Op-Ed

Defense identifies Tuskegee Airman missing since 1944

Marla Andrews holds a photograph of Tuskegee Airman, including her father, Capt. Lawrence E. Dickson.
Marla Andrews holds a photograph of Tuskegee Airman, including her father, Capt. Lawrence E. Dickson.

The Defense Department announced Friday that it has accounted for the first of more than two dozen black aviators known as Tuskegee Airmen who went missing in action during World War II.

Capt. Lawrence E. Dickson, a fighter pilot who had trained at the Tuskegee Army Flying School, was 24 when he went down over Austria on Dec. 23, 1944, while on a mission.

The Defense POW/MIA Accounting Agency (DPAA) had been investigating the possibility that human remains and other items found at a crash site in Austria this past summer were Dickson’s.

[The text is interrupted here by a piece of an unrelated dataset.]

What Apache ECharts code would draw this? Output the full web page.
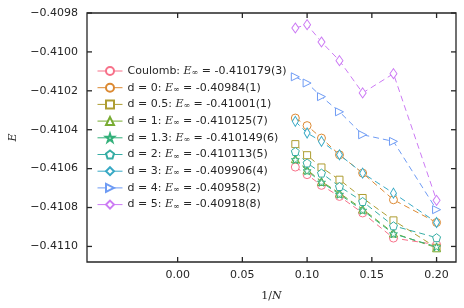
<!DOCTYPE html>
<html><head><meta charset="utf-8">
<script src="https://cdn.jsdelivr.net/npm/echarts@6/dist/echarts.min.js"></script>
<style>html,body{margin:0;padding:0;background:#fff}#c{width:464px;height:308px}</style>
</head><body><div id="c"></div>
<script>
const xs = [0.0909, 0.1, 0.1111, 0.125, 0.1429, 0.1667, 0.2];
const names = ['Coulomb', 'd = 0', 'd = 0.5', 'd = 1', 'd = 1.3', 'd = 2', 'd = 3', 'd = 4', 'd = 5'];
const einf = ['-0.410179(3)', '-0.40984(1)', '-0.41001(1)', '-0.410125(7)', '-0.410149(6)', '-0.410113(5)', '-0.409906(4)', '-0.40958(2)', '-0.40918(8)'];
const coulomb = [-0.410592, -0.410631, -0.410686, -0.410743, -0.410828, -0.410957, -0.410991];
const d0  = [-0.410340, -0.410379, -0.410443, -0.410529, -0.410623, -0.410760, -0.410877];
const d05 = [-0.410474, -0.410531, -0.410594, -0.410657, -0.410751, -0.410866, -0.411007];
const d1  = [-0.410549, -0.410606, -0.410666, -0.410726, -0.410808, -0.410931, -0.411007];
const d13 = [-0.410554, -0.410611, -0.410670, -0.410732, -0.410814, -0.410935, -0.411002];
const d2  = [-0.410512, -0.410571, -0.410623, -0.410692, -0.410769, -0.410894, -0.410955];
const d3  = [-0.410357, -0.410417, -0.410460, -0.410529, -0.410623, -0.410726, -0.410877];
const d4  = [-0.410128, -0.410160, -0.410230, -0.410308, -0.410426, -0.410460, -0.410811];
const d5  = [-0.409877, -0.409860, -0.409949, -0.410045, -0.410211, -0.410112, -0.410763];
const xTicks = [0.00, 0.05, 0.10, 0.15, 0.20];
const yTicks = [-0.4110, -0.4108, -0.4106, -0.4104, -0.4102, -0.4100, -0.4098];

const values = [coulomb, d0, d05, d1, d13, d2, d3, d4, d5];
const colors = ['#f77189', '#dc8932', '#ae9d31', '#77ab31', '#33b07a', '#36ada4', '#38a9c5', '#6e9bf4', '#cc7af4'];
const star = 'path://M0,-1L0.2245,-0.309L0.951,-0.309L0.363,0.118L0.588,0.809L0,0.382L-0.588,0.809L-0.363,0.118L-0.951,-0.309L-0.2245,-0.309Z';
const pent = 'path://M0,-1L0.951,-0.309L0.588,0.809L-0.588,0.809L-0.951,-0.309Z';
const thinD = 'path://M0,-1L0.6,0L0,1L-0.6,0Z';
const triR = 'path://M1,0L-0.5,0.866L-0.5,-0.866Z';
const symbols = ['circle', 'circle', 'rect', 'triangle', star, pent, thinD, triR, thinD];
const sizes = [8, 8, 7, 8, 8, 8, [6, 10], [8, 8], [7, 10]];
const ink = '#262626';
const mono = 'DejaVu Sans';
const XMIN = -0.07, XMAX = 0.215, YMIN = -0.41108, YMAX = -0.4098;
const TK = 5, TW = 1.3;

const series = values.map((v, i) => ({
  name: names[i],
  type: 'line',
  data: xs.map((x, j) => [x, v[j]]),
  symbol: symbols[i],
  symbolSize: sizes[i],
  showAllSymbol: true,
  lineStyle: { color: colors[i], width: 1, type: [6, 4] },
  itemStyle: { color: '#fff', borderColor: colors[i], borderWidth: 1 },
  emphasis: { disabled: true },
  animation: false
}));

// inward tick marks on all four sides, placed through the axes' scales
function tickRect(x, y, w, h) {
  return { type: 'rect', shape: { x: x, y: y, width: w, height: h }, style: { fill: ink } };
}
series.push({
  type: 'custom', name: 'xticks', silent: true, clip: false, z: 5,
  encode: { x: 0, y: 1 },
  data: xTicks.map(v => [v, YMIN]),
  renderItem: function (params, api) {
    const b = api.coord([api.value(0), YMIN]);
    const t = api.coord([api.value(0), YMAX]);
    return { type: 'group', children: [tickRect(b[0] - TW / 2, b[1] - TK, TW, TK), tickRect(t[0] - TW / 2, t[1], TW, TK)] };
  }
});
series.push({
  type: 'custom', name: 'yticks', silent: true, clip: false, z: 5,
  encode: { x: 0, y: 1 },
  data: yTicks.map(v => [XMIN, v]),
  renderItem: function (params, api) {
    const l = api.coord([XMIN, api.value(1)]);
    const r = api.coord([XMAX, api.value(1)]);
    return { type: 'group', children: [tickRect(l[0], l[1] - TW / 2, TK, TW), tickRect(r[0] - TK, r[1] - TW / 2, TK, TW)] };
  }
});

const option = {
  animation: false,
  grid: { left: 82, right: 8, top: 13, bottom: 46, show: true, borderColor: ink, borderWidth: 1.3, backgroundColor: 'transparent' },
  legend: {
    orient: 'vertical', left: 92, top: 60,
    itemWidth: 25, itemHeight: 10, itemGap: 4.7,
    lineStyle: { type: 'solid', width: 1 },
    textStyle: {
      fontFamily: mono, fontSize: 11, color: ink, lineHeight: 12,
      rich: {
        i: { fontFamily: 'DejaVu Serif', fontStyle: 'italic', fontSize: 11, color: ink },
        s: { fontFamily: 'DejaVu Serif', fontSize: 8, color: ink, padding: [4, 0, 0, 0] },
        e: { fontFamily: 'DejaVu Serif', fontSize: 11, color: ink },
        n: { fontFamily: mono, fontSize: 11, color: ink }
      }
    },
    formatter: function (name) {
      const k = names.indexOf(name);
      return '{n|' + name + ': }{i|E}{s|∞}{e| = }{n|' + einf[k] + '}';
    },
    data: names
  },
  xAxis: {
    type: 'value', min: XMIN, max: XMAX, position: 'bottom',
    axisLine: { show: false, onZero: false }, splitLine: { show: false },
    axisTick: { show: false },
    axisLabel: { customValues: xTicks, margin: 8, color: ink, fontFamily: mono, fontSize: 11, formatter: v => v.toFixed(2) },
    name: '{a|1/}{b|N}', nameLocation: 'middle', nameGap: 29,
    nameTextStyle: { rich: { a: { fontFamily: 'DejaVu Serif', fontSize: 11, color: ink }, b: { fontFamily: 'DejaVu Serif', fontStyle: 'italic', fontSize: 11, color: ink } } }
  },
  yAxis: {
    type: 'value', min: YMIN, max: YMAX, position: 'left',
    axisLine: { show: false, onZero: false }, splitLine: { show: false },
    axisTick: { show: false },
    axisLabel: { customValues: yTicks, margin: 9, color: ink, fontFamily: mono, fontSize: 11, formatter: v => v.toFixed(4).replace('-', '\u2212') },
    name: 'E', nameLocation: 'middle', nameGap: 68,
    nameTextStyle: { fontFamily: 'DejaVu Serif', fontStyle: 'italic', fontSize: 11, color: ink }
  },
  series: series
};
const chart = echarts.init(document.getElementById('c'), null, { renderer: 'canvas' });
chart.setOption(option);
</script></body></html>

On Friday morning, the DPAA informed his daughter, Marla L. Andrews, 76, of East Orange, N.J., that the remains were those of her father.

Marla Andrews at her home in East Orange, N.J.

“I feel great!” she said in a telephone interview. “I really do feel a relief . . . I had a good crying jag.”

Dickson is probably the first missing Tuskegee Airman found since the end of World War II, the DPAA has said.

There were 27 Tuskegee Airmen missing from the war. Now there are 26.

DPAA investigators said the crash site was a few miles from where his P-51 Mustang was reported to have gone down. Debris at the site was from a P-51. And German records report a lone P-51 crash there the same day Dickson disappeared.

Historically, the site was a match, Joshua Frank, a DPAA research analyst, said earlier this year.

Last summer, the site was excavated by the DPAA and a team from the University of New Orleans, and human remains were recovered.

Dickson was among the more than 900 black pilots who were trained at the segregated Tuskegee Army Air Field in Alabama during the war.

They were African American men from all over the country who fought racism and oppression at home and enemy pilots and antiaircraft gunners overseas.

More than 400 served in combat, flying patrol and strafing missions, and escorting bombers from bases in North Africa and Italy. The tail sections of their fighter planes were painted a distinctive red.

Two days before Christmas 1944, Dickson took off from his base at Ramitelli, in southern Italy, in a sleek P-51D nicknamed “Peggin,” headed for Nazi-occupied Prague.

Dickson was on his 68th mission and had already been awarded the Distinguished Flying Cross for meritorious service.

He was leading a three-Mustang escort of a fast but unarmed photo reconnaissance plane, according to the account of a wingman, 2nd Lt. Robert L. Martin, many years later.

The four planes headed over the mountains for Prague. About an hour into the trip, at an altitude of 26,000 feet, Dickson radioed that he was having engine trouble and began losing speed.

His wingmen stayed with him as he dropped back. The twin-engine reconnaissance plane sped on and was soon out of sight.

Dickson decided to turn for home in his crippled plane, and his buddies stuck with him.

The trio gradually descended, as Dickson looked for a spot to land or bail out. Martin thought they were near the town of Tarvisio, in a mountainous area of northeastern Italy.

He saw Dickson jettison the canopy of his cockpit before bailing out, and swerved to avoid Dickson’s plane. But when he looked again, Dickson was gone.

The two wingmen circled, looking for a parachute, a column of smoke or burning wreckage. There was nothing but an empty, snow-covered valley.

Lawrence Dickson had married Phyllis Constance Maillard in November 1941. (She died Dec. 28, 2017, in Nevada at the age of 96.)

On July 14, 1942, in Harlem’s old Sydenham Hospital, they had a daughter they named Marla.

After the war, the Army searched for Capt. Dickson near Tarvisio and nearby Malborghetto. Other crashed planes and remains were found, but not his.

In 1949, the Army recommended that his remains be declared “nonrecoverable.”

Last August, Andrews got a phone call at her home from the Army’s Past Conflict Repatriations Branch, saying experts were actively investigating her father’s case anew.

A few weeks earlier, based on new information, the archaeological team in Austria had excavated the crash site. The team had found pieces of a P-51, the human remains and other artifacts, including airplane bullet casings.

Last November, the human remains were sent for analysis to the DPAA laboratory at Offutt Air Force Base, outside Omaha.

The Armed Forces Medical Examiner’s DNA operations branch extracted DNA from a bone from the crash site. And Timothy P. McMahon, the DNA operations director, said earlier this year that scientists were at work amplifying and sequencing it.

Andrews has said she wants her father to be buried in Arlington National Cemetery.

Michael E. Ruane covers Washington institutions and historical topics.